* [EXERCISE DESCRIPTION]
Return the data exactly, with all pictures removed.

* [DATASET SECTION]
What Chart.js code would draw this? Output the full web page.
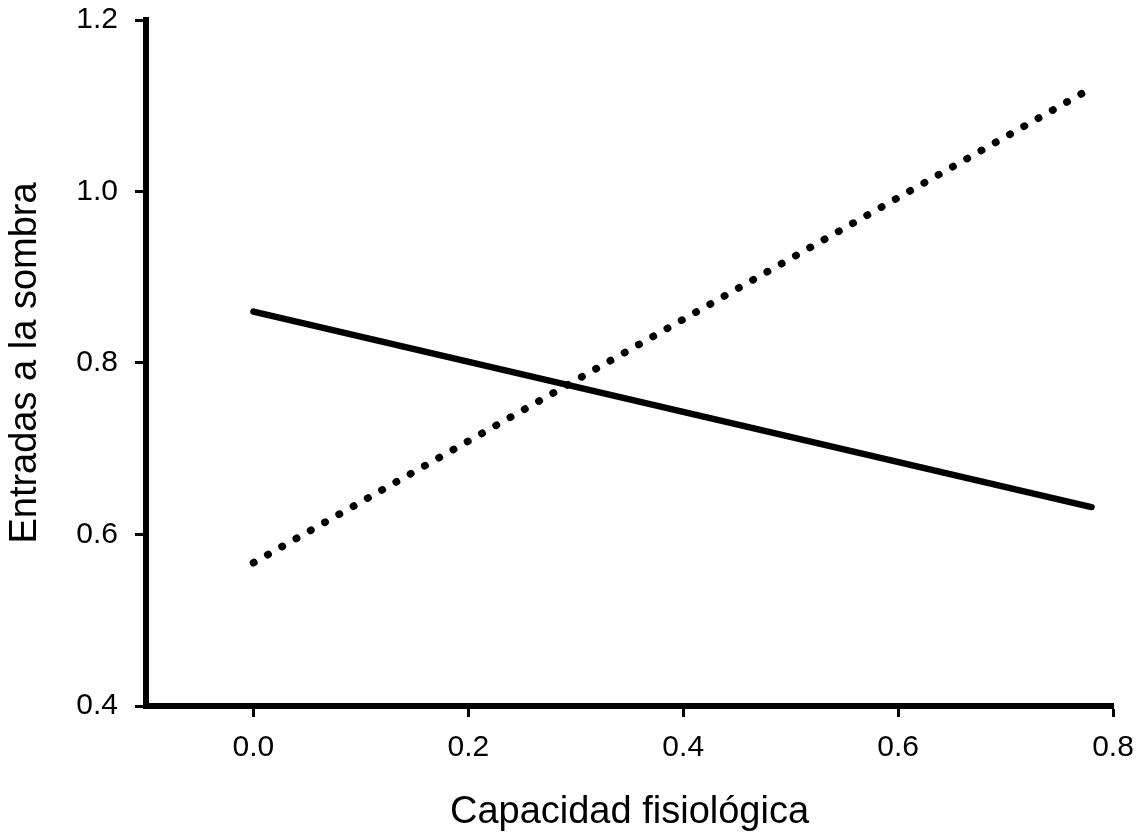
<!DOCTYPE html>
<html>
<head>
<meta charset="utf-8">
<script src="https://cdn.jsdelivr.net/npm/chart.js@4.4.0/dist/chart.umd.min.js"></script>
<style>
  html, body { margin: 0; padding: 0; background: #fff; }
</style>
</head>
<body>
<canvas id="c" width="1136" height="832"></canvas>
<script>
// values
const xTicks = [0, 0.2, 0.4, 0.6, 0.8];
const yTicks = [0.4, 0.6, 0.8, 1.0, 1.2];

const solidX  = [0, 0.78];
const solidY  = [0.860, 0.632];
const dottedX = [0, 0.775];
const dottedY = [0.567, 1.117];

const toPts = (xs, ys) => xs.map((x, i) => ({ x: x, y: ys[i] }));
const FONT = "'Liberation Sans', Arial, sans-serif";

const axisCommon = {
  grid: {
    display: true,
    drawOnChartArea: false,
    drawTicks: true,
    tickLength: 11,
    tickWidth: 3,
    tickColor: '#000'
  },
  border: { display: true, width: 6, color: '#000' }
};

// fill the little gap where the two thick axis lines meet
const cornerFix = {
  id: 'cornerFix',
  afterDraw(chart) {
    const { ctx, chartArea: a } = chart;
    ctx.save();
    ctx.fillStyle = '#000';
    ctx.fillRect(a.left - 3, a.bottom - 3, 6, 6);
    ctx.restore();
  }
};

new Chart(document.getElementById('c'), {
  type: 'scatter',
  data: {
    datasets: [
      {
        label: 'solid',
        data: toPts(solidX, solidY),
        showLine: true,
        borderColor: '#000',
        borderWidth: 6.5,
        borderCapStyle: 'round',
        pointRadius: 0
      },
      {
        label: 'dotted',
        data: toPts(dottedX, dottedY),
        showLine: true,
        borderColor: '#000',
        borderWidth: 7.5,
        borderCapStyle: 'round',
        borderDash: [0.5, 15.9],
        pointRadius: 0
      }
    ]
  },
  plugins: [cornerFix],
  options: {
    responsive: false,
    animation: false,
    devicePixelRatio: 1,
    layout: { padding: { top: 20, right: 23, left: 0, bottom: 0 } },
    plugins: { legend: { display: false }, tooltip: { enabled: false } },
    scales: {
      x: {
        ...axisCommon,
        type: 'linear',
        min: -0.1,
        max: 0.8,
        afterBuildTicks: s => { s.ticks = xTicks.map(v => ({ value: v })); },
        afterFit: s => { s.height = 126; s.paddingLeft = 0; s.paddingRight = 0; },
        ticks: {
          color: '#000',
          padding: 13,
          font: { family: FONT, size: 30 },
          callback: v => Number(v).toFixed(1)
        },
        title: {
          display: true,
          text: 'Capacidad fisiológica',
          color: '#000',
          padding: { top: 0, bottom: 0 },
          font: { family: FONT, size: 38, lineHeight: 1 }
        }
      },
      y: {
        ...axisCommon,
        type: 'linear',
        min: 0.4,
        max: 1.2,
        afterBuildTicks: s => { s.ticks = yTicks.map(v => ({ value: v })); },
        afterFit: s => { s.width = 146; s.paddingTop = 0; s.paddingBottom = 0; },
        ticks: {
          color: '#000',
          padding: 17,
          font: { family: FONT, size: 30 },
          callback: v => Number(v).toFixed(1)
        },
        title: {
          display: true,
          text: 'Entradas a la sombra',
          color: '#000',
          padding: { top: 7, bottom: 0 },
          font: { family: FONT, size: 38, lineHeight: 1 }
        }
      }
    }
  }
});
</script>
</body>
</html>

* [COMPLETED TASK]
What Chart.js code would draw this? Output the full web page.
<!DOCTYPE html>
<html>
<head>
<meta charset="utf-8">
<script src="https://cdn.jsdelivr.net/npm/chart.js@4.4.0/dist/chart.umd.min.js"></script>
<style>
  html, body { margin: 0; padding: 0; background: #fff; }
</style>
</head>
<body>
<canvas id="c" width="1136" height="832"></canvas>
<script>
// values
const xTicks = [0, 0.2, 0.4, 0.6, 0.8];
const yTicks = [0.4, 0.6, 0.8, 1.0, 1.2];

const solidX  = [0, 0.78];
const solidY  = [0.860, 0.632];
const dottedX = [0, 0.775];
const dottedY = [0.567, 1.117];

const toPts = (xs, ys) => xs.map((x, i) => ({ x: x, y: ys[i] }));
const FONT = "'Liberation Sans', Arial, sans-serif";

const axisCommon = {
  grid: {
    display: true,
    drawOnChartArea: false,
    drawTicks: true,
    tickLength: 11,
    tickWidth: 3,
    tickColor: '#000'
  },
  border: { display: true, width: 6, color: '#000' }
};

// fill the little gap where the two thick axis lines meet
const cornerFix = {
  id: 'cornerFix',
  afterDraw(chart) {
    const { ctx, chartArea: a } = chart;
    ctx.save();
    ctx.fillStyle = '#000';
    ctx.fillRect(a.left - 3, a.bottom - 3, 6, 6);
    ctx.restore();
  }
};

new Chart(document.getElementById('c'), {
  type: 'scatter',
  data: {
    datasets: [
      {
        label: 'solid',
        data: toPts(solidX, solidY),
        showLine: true,
        borderColor: '#000',
        borderWidth: 6.5,
        borderCapStyle: 'round',
        pointRadius: 0
      },
      {
        label: 'dotted',
        data: toPts(dottedX, dottedY),
        showLine: true,
        borderColor: '#000',
        borderWidth: 7.5,
        borderCapStyle: 'round',
        borderDash: [0.5, 15.9],
        pointRadius: 0
      }
    ]
  },
  plugins: [cornerFix],
  options: {
    responsive: false,
    animation: false,
    devicePixelRatio: 1,
    layout: { padding: { top: 20, right: 23, left: 0, bottom: 0 } },
    plugins: { legend: { display: false }, tooltip: { enabled: false } },
    scales: {
      x: {
        ...axisCommon,
        type: 'linear',
        min: -0.1,
        max: 0.8,
        afterBuildTicks: s => { s.ticks = xTicks.map(v => ({ value: v })); },
        afterFit: s => { s.height = 126; s.paddingLeft = 0; s.paddingRight = 0; },
        ticks: {
          color: '#000',
          padding: 13,
          font: { family: FONT, size: 30 },
          callback: v => Number(v).toFixed(1)
        },
        title: {
          display: true,
          text: 'Capacidad fisiológica',
          color: '#000',
          padding: { top: 0, bottom: 0 },
          font: { family: FONT, size: 38, lineHeight: 1 }
        }
      },
      y: {
        ...axisCommon,
        type: 'linear',
        min: 0.4,
        max: 1.2,
        afterBuildTicks: s => { s.ticks = yTicks.map(v => ({ value: v })); },
        afterFit: s => { s.width = 146; s.paddingTop = 0; s.paddingBottom = 0; },
        ticks: {
          color: '#000',
          padding: 17,
          font: { family: FONT, size: 30 },
          callback: v => Number(v).toFixed(1)
        },
        title: {
          display: true,
          text: 'Entradas a la sombra',
          color: '#000',
          padding: { top: 7, bottom: 0 },
          font: { family: FONT, size: 38, lineHeight: 1 }
        }
      }
    }
  }
});
</script>
</body>
</html>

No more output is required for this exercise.